Mercadante acredita que seria um retrocesso retomar uma velha proposta do sistema financeiro, que acabaria com o crédito direcionado e barato para atividades estratégicas em áreas como agricultura, habitação e investimento de longo prazo.
“Estariam comprometidos os R$ 180 bilhões de reais/safra para a agricultura comercial e familiar, previstos no plano Safra 2014-2015, os R$ 190 bilhões de reais/ano destinados pelo BNDES principalmente à indústria e infraestrutura, e os recursos destinados aos programas de financiamento à habitação popular, como o programa Minha Casa Minha Vida. Com isso, o crédito ficaria mais caro, tanto para quem produz, quanto para quem quer comprar sua casa própria, derrubando assim os Investimentos e empurrando nossa economia para um ajuste ortodoxo e recessivo”, disse.
Banco Central
O ministro Mercadante explica, ainda, que a proposta de independência legal do Banco Central, retira da população o direito de influir, ainda que indiretamente, em decisões que afetam o seu dia a dia, como, por exemplo, se o Banco Central deve considerar os impactos de suas decisões sobre o emprego e a renda.

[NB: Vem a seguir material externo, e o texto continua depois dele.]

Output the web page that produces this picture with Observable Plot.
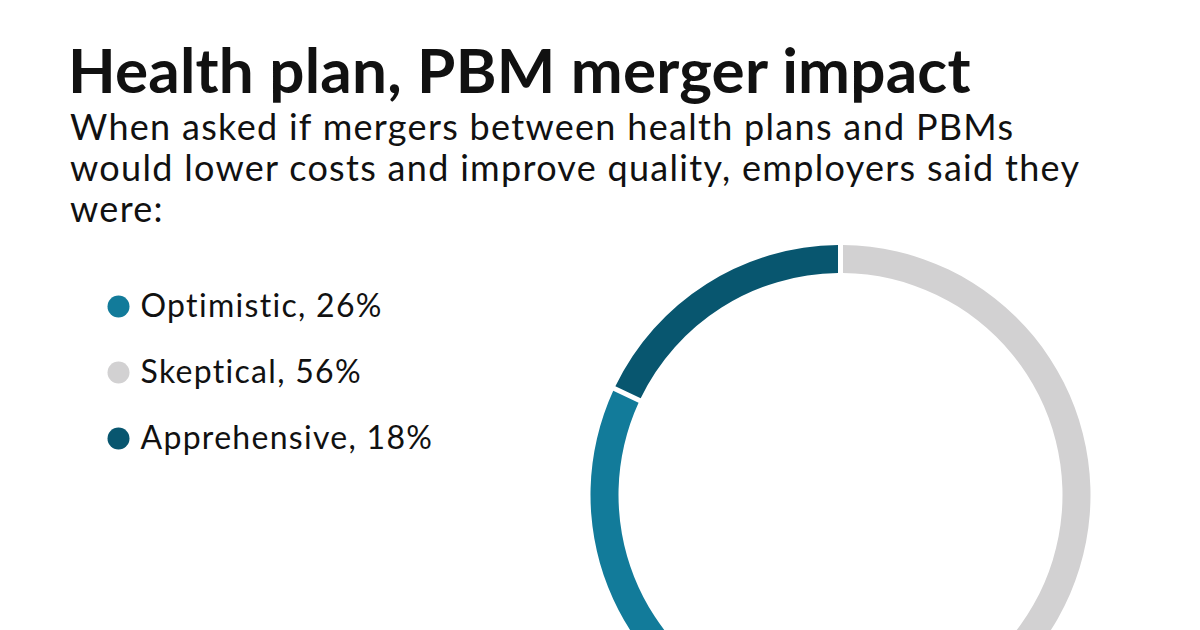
<!DOCTYPE html>
<html>
<head>
<meta charset="utf-8">
<script src="https://cdn.jsdelivr.net/npm/d3@7"></script>
<script src="https://cdn.jsdelivr.net/npm/@observablehq/plot@0.6"></script>
<style>
  html, body { margin: 0; padding: 0; background: #fff; overflow: hidden; }
  body { width: 1200px; height: 630px; position: relative; font-family: Lato, "Noto Sans", sans-serif; color: #111; }
  #title {
    position: absolute; left: 68px; top: 31px; margin: 0;
    font-size: 62px; font-weight: 700; line-height: 76px; white-space: nowrap;
    letter-spacing: 0.2px;
  }
  #subtitle {
    position: absolute; left: 70px; top: 106px; margin: 0;
    font-size: 36px; font-weight: 400; line-height: 41px; white-space: nowrap;
    letter-spacing: 1.3px;
  }
  #chart { position: absolute; left: 0; top: 235px; }
</style>
</head>
<body>
<h1 id="title">Health plan, PBM merger impact</h1>
<p id="subtitle">When asked if mergers between health plans and PBMs<br>would lower costs and improve quality, employers said they<br>were:</p>
<div id="chart"></div>
<script>
// ─────────────────────────────────────────────
//  DATA
// ─────────────────────────────────────────────
const LABELS = ["Optimistic", "Skeptical", "Apprehensive"];   // legend order
const VALUES = [26, 56, 18];                                   // percent
const COLORS = ["#127b9a", "#d2d1d2", "#08566f"];
const RING_ORDER = ["Skeptical", "Optimistic", "Apprehensive"]; // clockwise from 12 o'clock

const rows = LABELS.map((label, i) => ({ label, value: VALUES[i] }));

// ─────────────────────────────────────────────
//  LAYOUT
// ─────────────────────────────────────────────
const CX = 840.5, CY = 260;      // ring centre inside the svg
const R_OUT = 250, R_IN = 222;   // ring radii
const GAP = 5;                   // white gap between slices, px

// barX + stackX gives cumulative angles (x scale maps 0..100 % to 0..360 deg),
// the render function then bends each bar into an arc
function ringRender(index, scales, values) {
  const arc = d3.arc()
    .innerRadius(R_IN)
    .outerRadius(R_OUT)
    .padRadius(R_OUT)
    .padAngle(GAP / R_OUT);
  const g = d3.create("svg:g").attr("transform", `translate(${CX},${CY})`);
  g.selectAll("path")
    .data(Array.from(index))
    .join("path")
      .attr("d", i => arc({
        startAngle: values.x1[i] * Math.PI / 180,
        endAngle:   values.x2[i] * Math.PI / 180
      }))
      .attr("fill", i => values.fill[i]);
  return g.node();
}

const chart = Plot.plot({
  width: 1200,
  height: 395,
  margin: 0,
  style: {
    fontFamily: "Lato, 'Noto Sans', sans-serif",
    color: "#111",
    overflow: "visible",
    letterSpacing: "1.3px"
  },
  x: { domain: [0, 100], range: [0, 360], axis: null },
  y: { type: "point", domain: LABELS, range: [70, 203], padding: 0, axis: null },
  color: { type: "ordinal", domain: LABELS, range: COLORS },
  marks: [
    Plot.barX(rows, Plot.stackX({
      x: "value",
      fill: "label",
      order: RING_ORDER,
      render: ringRender
    })),
    // legend
    Plot.dot(rows, {
      y: "label",
      fill: "label",
      r: 11,
      frameAnchor: "left",
      dx: 118
    }),
    Plot.text(rows, {
      y: "label",
      text: d => `${d.label}, ${d.value}%`,
      frameAnchor: "left",
      textAnchor: "start",
      dx: 140,
      dy: 0,
      fontSize: 32,
      fill: "#111"
    })
  ]
});

document.getElementById("chart").appendChild(chart);
</script>
</body>
</html>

“O que está se propondo é praticamente um quarto poder, o poder dos bancos, traduzido em um Banco Central com uma diretoria blindada diante de qualquer governo democraticamente eleito pelo povo. A autonomia operacional do Banco Central vem sendo praticada há décadas no Brasil, mas a independência completa representa um retrocesso na relação entre o governo democraticamente eleito e o capital financeiro”, explicou.
Mercadante cita economistas renomados como Joseph Stiglitz, Paul Krugman e Simon Johnson, que destacaram que os excessos dos bancos centrais independentes, sempre dispostos a atender os pleitos dos mercados financeiros em matéria de regulação bancária e política monetária, estão na raiz da crise de 2008.
“Também ressaltam que os países com bancos centrais menos independentes, como o Brasil, a Índia e a China, foram aqueles que melhor enfrentaram a recente crise internacional”, afirmou.